▶ **SET EXERCISE**: Print the material below exactly as it stands, please, from its first line to the line holding "from matplotlib.ticker import", with no pictures.

▶ **ENTRIES SUPPLIED**:
----
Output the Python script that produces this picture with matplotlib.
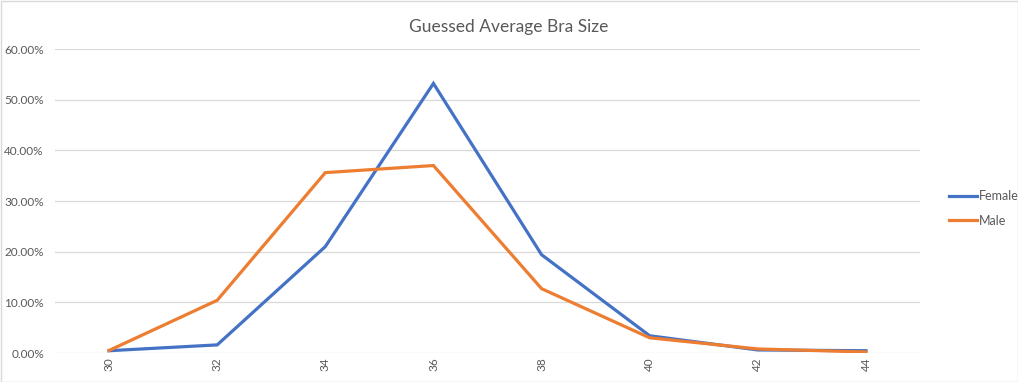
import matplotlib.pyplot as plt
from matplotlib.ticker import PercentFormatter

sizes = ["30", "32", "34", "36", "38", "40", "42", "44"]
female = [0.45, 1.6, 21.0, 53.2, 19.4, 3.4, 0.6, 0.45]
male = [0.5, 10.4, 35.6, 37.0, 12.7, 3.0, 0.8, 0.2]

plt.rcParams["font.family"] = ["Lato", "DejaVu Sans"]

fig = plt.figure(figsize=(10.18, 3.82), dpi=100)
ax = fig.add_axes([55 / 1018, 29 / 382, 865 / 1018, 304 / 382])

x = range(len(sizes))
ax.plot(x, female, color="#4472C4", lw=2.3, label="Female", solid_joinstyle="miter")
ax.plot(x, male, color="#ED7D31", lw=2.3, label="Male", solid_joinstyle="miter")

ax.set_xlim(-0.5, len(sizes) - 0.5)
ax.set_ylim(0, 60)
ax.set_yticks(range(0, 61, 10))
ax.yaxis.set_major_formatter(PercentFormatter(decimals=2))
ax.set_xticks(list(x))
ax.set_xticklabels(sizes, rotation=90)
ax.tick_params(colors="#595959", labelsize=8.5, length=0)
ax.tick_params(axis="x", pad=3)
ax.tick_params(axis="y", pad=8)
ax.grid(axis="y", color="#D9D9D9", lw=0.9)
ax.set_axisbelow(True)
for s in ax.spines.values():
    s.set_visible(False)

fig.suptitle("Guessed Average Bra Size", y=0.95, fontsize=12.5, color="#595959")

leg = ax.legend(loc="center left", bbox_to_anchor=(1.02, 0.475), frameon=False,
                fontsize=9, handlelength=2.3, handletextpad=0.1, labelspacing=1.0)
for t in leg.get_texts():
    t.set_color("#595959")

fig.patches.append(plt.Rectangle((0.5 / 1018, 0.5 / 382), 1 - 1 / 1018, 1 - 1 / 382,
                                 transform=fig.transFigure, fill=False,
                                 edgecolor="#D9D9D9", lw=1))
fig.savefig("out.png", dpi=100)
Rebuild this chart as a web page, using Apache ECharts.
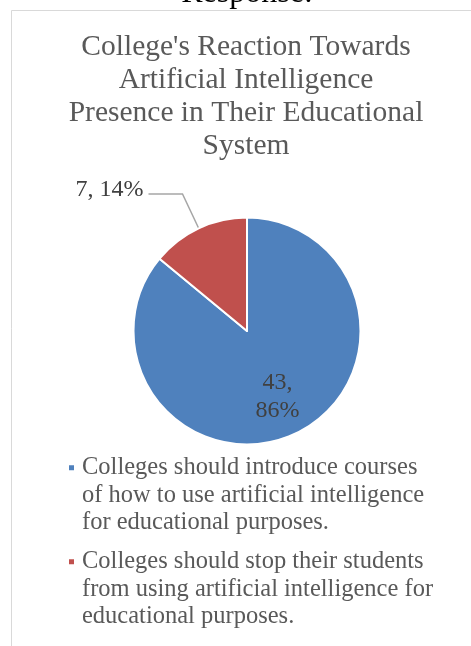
----
▶ **FINAL ANSWER**:
Output the Python script that produces this picture with matplotlib.
import matplotlib.pyplot as plt
from matplotlib.ticker import PercentFormatter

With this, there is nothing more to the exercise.